- Task -
Repeat the material below exactly, with no pictures.
▬▬▬
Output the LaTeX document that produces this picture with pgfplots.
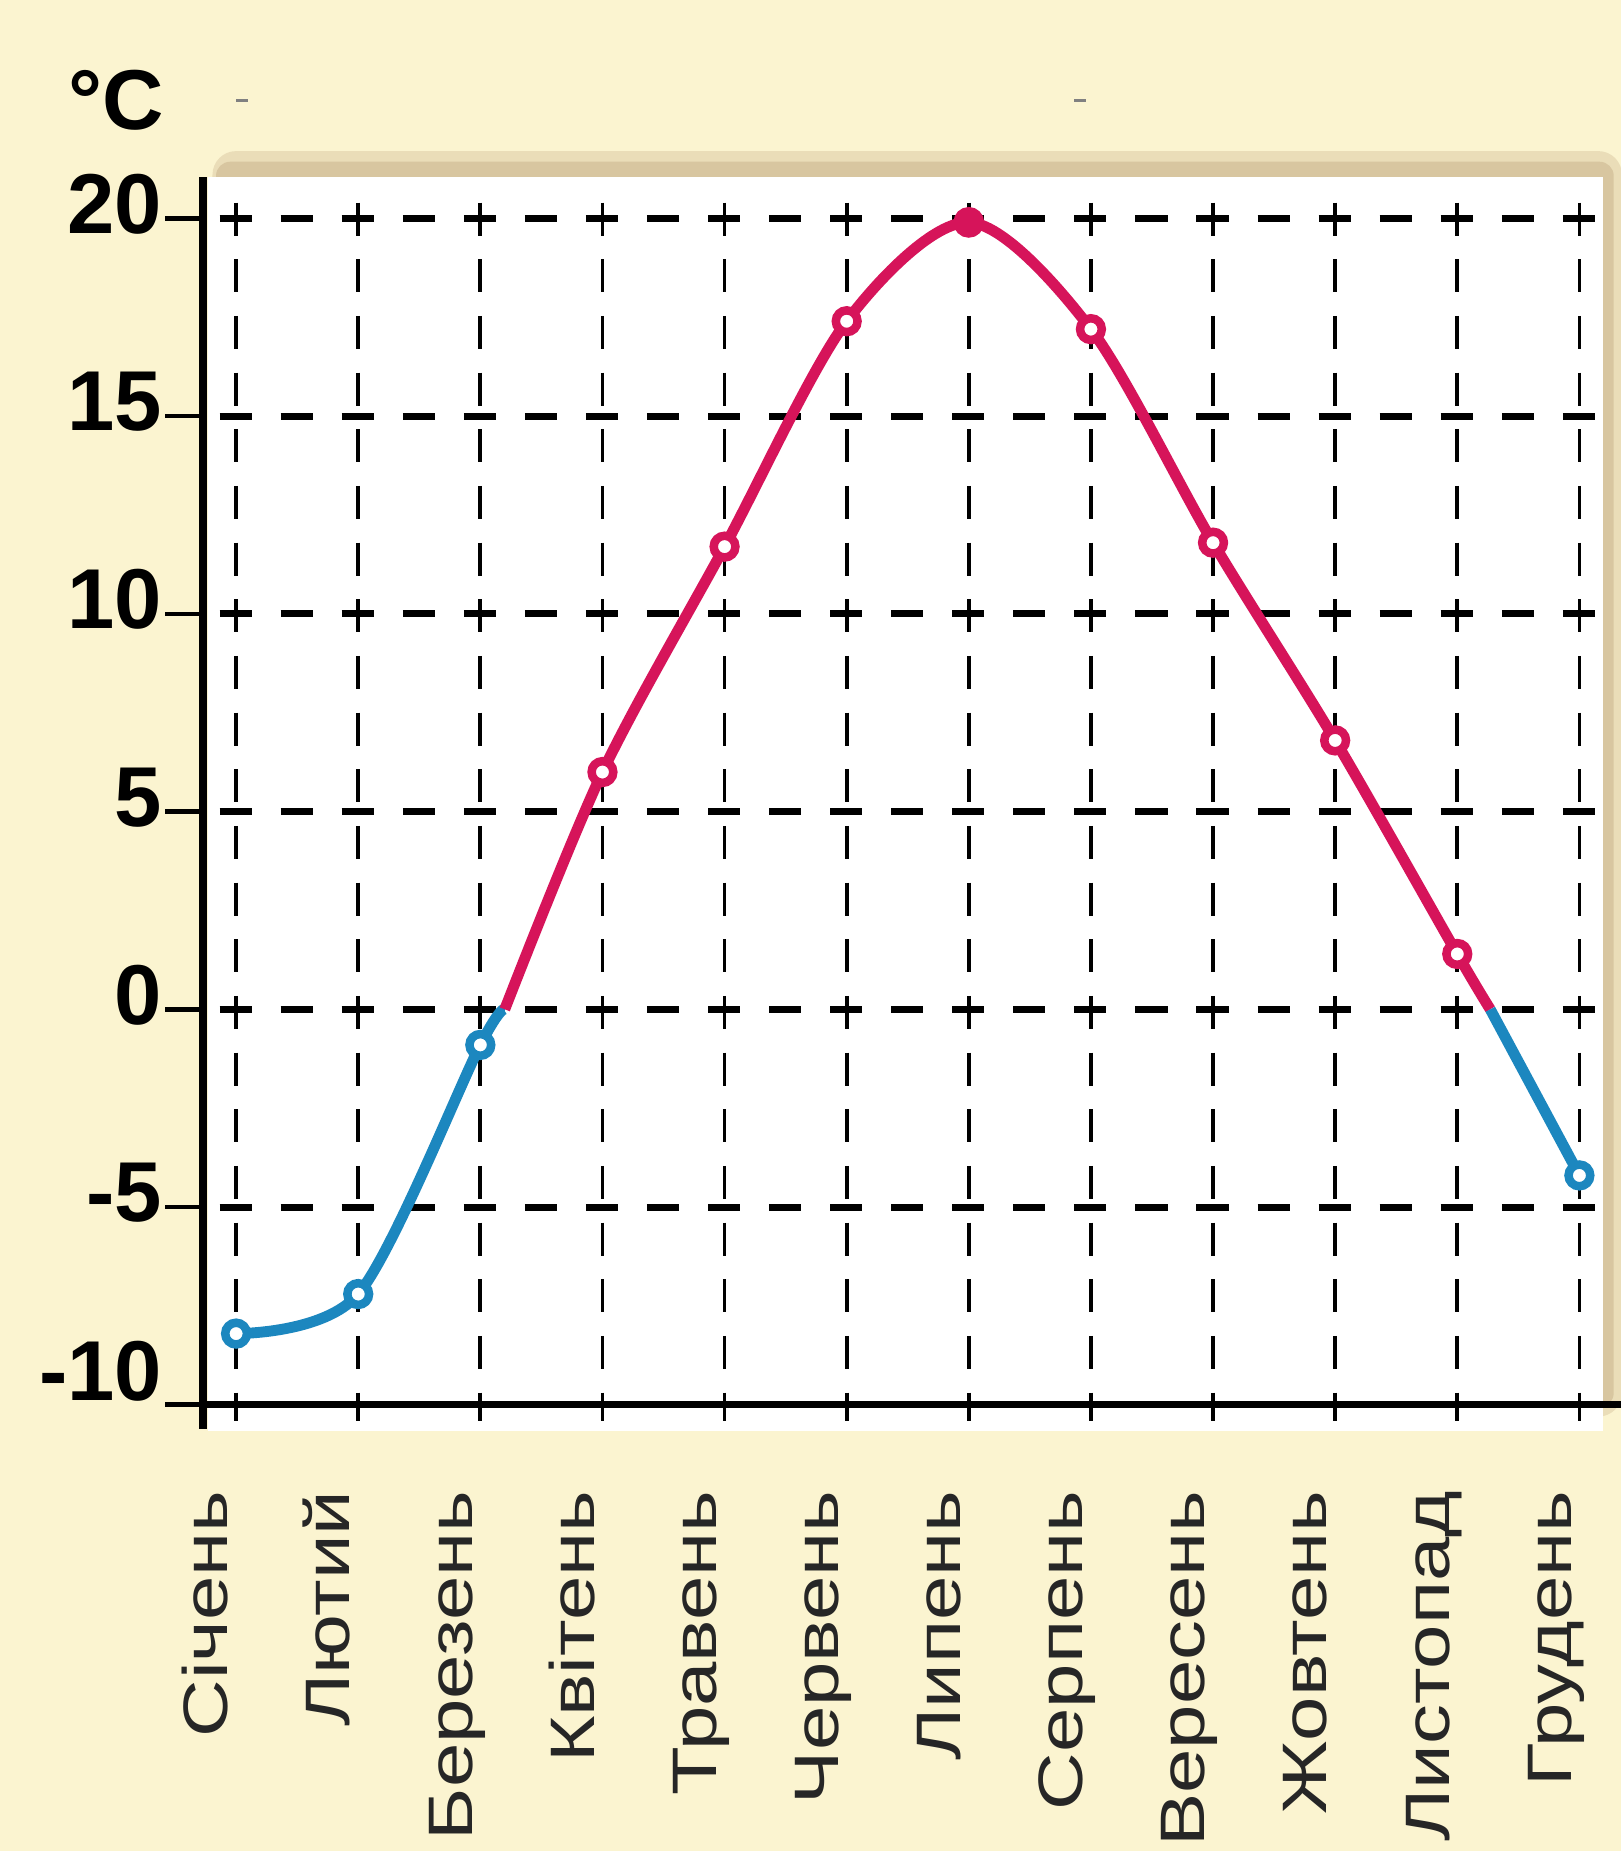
\documentclass[border=0pt]{standalone}
\usepackage{fontspec}
\setmainfont{Liberation Sans}
\newfontfamily\monthfont[FakeStretch=1.27]{Liberation Sans}
\usepackage{pgfplots}
\pgfplotsset{compat=1.18}
\definecolor{bg}{HTML}{FBF4D0}
\definecolor{shadowA}{HTML}{EADDB8}
\definecolor{shadowB}{HTML}{D8C6A0}
\definecolor{tred}{HTML}{D6145A}
\definecolor{tblue}{HTML}{1C87BF}
\begin{document}
\begin{tikzpicture}
\useasboundingbox (0,0) rectangle (343.25pt,392pt);
\clip (0,0) rectangle (343.25pt,392pt);
\fill[bg] (0,0) rectangle (343.25pt,392pt);
\fill[shadowA, rounded corners=5pt] (45pt,92pt) rectangle (343.5pt,360pt);
\fill[shadowB, rounded corners=3pt] (45.75pt,94pt) rectangle (341.75pt,357.75pt);
\fill[white] (44pt,89pt) rectangle (339.5pt,354.5pt);
\node[font=\bfseries\fontsize{18}{20}\selectfont, inner sep=0pt] at (24.5pt,370.75pt) {°C};
\draw[gray, line width=0.5pt] (50pt,370.75pt) -- (52.5pt,370.75pt);
\draw[gray, line width=0.5pt] (227.5pt,370.75pt) -- (230pt,370.75pt);
\begin{axis}[
  at={(43pt,94.5pt)}, anchor=south west,
  scale only axis, width=300.25pt, height=260pt,
  xmin=-0.2707, xmax=11.339, ymin=-10, ymax=21.045,
  clip=false,
  axis line style={draw=none},
  major tick length=0pt,
  xtick={0,1,2,3,4,5,6,7,8,9,10,11},
  xticklabels={Січень,Лютий,Березень,Квітень,Травень,Червень,Липень,Серпень,Вересень,Жовтень,Листопад,Грудень},
  ytick={-5,0,5,10,15,20},
  yticklabels={-5,0,5,10,15,20},
  extra y ticks={-10}, extra y tick labels={-10},
  extra y tick style={yticklabel style={yshift=4pt}},
  xtick pos=bottom, ytick pos=left,
  xticklabel style={xshift=-1.75pt, rotate=90, anchor=base east, inner sep=0pt, text=black!85, font=\monthfont\fontsize{13.3}{14}\selectfont},
  xticklabel shift=18pt,
  yticklabel style={anchor=east, inner sep=0pt, yshift=3pt, font=\bfseries\fontsize{18}{20}\selectfont},
  yticklabel shift=8.5pt,
]
\pgfplotsinvokeforeach{-5,0,5,10,15,20}{
  \draw[black, line width=1.5pt, dash pattern=on 6.8pt off 6.13pt] (axis cs:-0.135,#1) -- (axis cs:11.339,#1);
}
\pgfplotsinvokeforeach{0,1,2,3,4,5,6,7,8,9,10,11}{
  \draw[black, line width=0.8pt, dash pattern=on 7pt off 5pt] (axis cs:#1,20.4) -- (axis cs:#1,-10.42);
}
\draw[black, line width=1.75pt] (axis cs:-0.2707,21.045) -- (axis cs:-0.2707,-10.6);
\draw[black, line width=1.5pt] (axis cs:-0.2707,-10) -- (axis cs:11.339,-10);
\pgfplotsinvokeforeach{-10,-5,0,5,10,15,20}{
  \draw[black, line width=1pt] (axis cs:-0.2707,#1) -- ++(-8pt,0pt);
}
\addplot[tblue, line width=2.3pt, smooth] coordinates {(0,-8.2) (1,-7.2) (2,-0.9) (2.2,0)};
\addplot[tred, line width=2.3pt, smooth] coordinates {(2.2,0) (3,6.0) (4,11.7) (5,17.4) (6,19.9) (7,17.2) (8,11.8) (9,6.8) (10,1.4) (10.27,0)};
\addplot[tblue, line width=2.3pt, smooth] coordinates {(10.27,0) (11,-4.2)};
\addplot[only marks, mark=*, mark size=2.3pt, mark options={draw=tblue, fill=white, line width=1.8pt}] coordinates {(0,-8.2) (1,-7.2) (2,-0.9) (11,-4.2)};
\addplot[only marks, mark=*, mark size=2.3pt, mark options={draw=tred, fill=white, line width=1.8pt}] coordinates {(3,6.0) (4,11.7) (5,17.4) (7,17.2) (8,11.8) (9,6.8) (10,1.4)};
\addplot[only marks, mark=*, mark size=2.5pt, mark options={draw=tred, fill=tred, line width=1.5pt}] coordinates {(6,19.9)};
\end{axis}
\end{tikzpicture}
\end{document}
▬▬▬
- Task response -
Output the LaTeX document that produces this picture with pgfplots.
\documentclass[border=0pt]{standalone}
\usepackage{fontspec}
\setmainfont{Liberation Sans}
\newfontfamily\monthfont[FakeStretch=1.27]{Liberation Sans}
\usepackage{pgfplots}
\pgfplotsset{compat=1.18}
\definecolor{bg}{HTML}{FBF4D0}
\definecolor{shadowA}{HTML}{EADDB8}
\definecolor{shadowB}{HTML}{D8C6A0}
\definecolor{tred}{HTML}{D6145A}
\definecolor{tblue}{HTML}{1C87BF}
\begin{document}
\begin{tikzpicture}
\useasboundingbox (0,0) rectangle (343.25pt,392pt);
\clip (0,0) rectangle (343.25pt,392pt);
\fill[bg] (0,0) rectangle (343.25pt,392pt);
\fill[shadowA, rounded corners=5pt] (45pt,92pt) rectangle (343.5pt,360pt);
\fill[shadowB, rounded corners=3pt] (45.75pt,94pt) rectangle (341.75pt,357.75pt);
\fill[white] (44pt,89pt) rectangle (339.5pt,354.5pt);
\node[font=\bfseries\fontsize{18}{20}\selectfont, inner sep=0pt] at (24.5pt,370.75pt) {°C};
\draw[gray, line width=0.5pt] (50pt,370.75pt) -- (52.5pt,370.75pt);
\draw[gray, line width=0.5pt] (227.5pt,370.75pt) -- (230pt,370.75pt);
\begin{axis}[
  at={(43pt,94.5pt)}, anchor=south west,
  scale only axis, width=300.25pt, height=260pt,
  xmin=-0.2707, xmax=11.339, ymin=-10, ymax=21.045,
  clip=false,
  axis line style={draw=none},
  major tick length=0pt,
  xtick={0,1,2,3,4,5,6,7,8,9,10,11},
  xticklabels={Січень,Лютий,Березень,Квітень,Травень,Червень,Липень,Серпень,Вересень,Жовтень,Листопад,Грудень},
  ytick={-5,0,5,10,15,20},
  yticklabels={-5,0,5,10,15,20},
  extra y ticks={-10}, extra y tick labels={-10},
  extra y tick style={yticklabel style={yshift=4pt}},
  xtick pos=bottom, ytick pos=left,
  xticklabel style={xshift=-1.75pt, rotate=90, anchor=base east, inner sep=0pt, text=black!85, font=\monthfont\fontsize{13.3}{14}\selectfont},
  xticklabel shift=18pt,
  yticklabel style={anchor=east, inner sep=0pt, yshift=3pt, font=\bfseries\fontsize{18}{20}\selectfont},
  yticklabel shift=8.5pt,
]
\pgfplotsinvokeforeach{-5,0,5,10,15,20}{
  \draw[black, line width=1.5pt, dash pattern=on 6.8pt off 6.13pt] (axis cs:-0.135,#1) -- (axis cs:11.339,#1);
}
\pgfplotsinvokeforeach{0,1,2,3,4,5,6,7,8,9,10,11}{
  \draw[black, line width=0.8pt, dash pattern=on 7pt off 5pt] (axis cs:#1,20.4) -- (axis cs:#1,-10.42);
}
\draw[black, line width=1.75pt] (axis cs:-0.2707,21.045) -- (axis cs:-0.2707,-10.6);
\draw[black, line width=1.5pt] (axis cs:-0.2707,-10) -- (axis cs:11.339,-10);
\pgfplotsinvokeforeach{-10,-5,0,5,10,15,20}{
  \draw[black, line width=1pt] (axis cs:-0.2707,#1) -- ++(-8pt,0pt);
}
\addplot[tblue, line width=2.3pt, smooth] coordinates {(0,-8.2) (1,-7.2) (2,-0.9) (2.2,0)};
\addplot[tred, line width=2.3pt, smooth] coordinates {(2.2,0) (3,6.0) (4,11.7) (5,17.4) (6,19.9) (7,17.2) (8,11.8) (9,6.8) (10,1.4) (10.27,0)};
\addplot[tblue, line width=2.3pt, smooth] coordinates {(10.27,0) (11,-4.2)};
\addplot[only marks, mark=*, mark size=2.3pt, mark options={draw=tblue, fill=white, line width=1.8pt}] coordinates {(0,-8.2) (1,-7.2) (2,-0.9) (11,-4.2)};
\addplot[only marks, mark=*, mark size=2.3pt, mark options={draw=tred, fill=white, line width=1.8pt}] coordinates {(3,6.0) (4,11.7) (5,17.4) (7,17.2) (8,11.8) (9,6.8) (10,1.4)};
\addplot[only marks, mark=*, mark size=2.5pt, mark options={draw=tred, fill=tred, line width=1.5pt}] coordinates {(6,19.9)};
\end{axis}
\end{tikzpicture}
\end{document}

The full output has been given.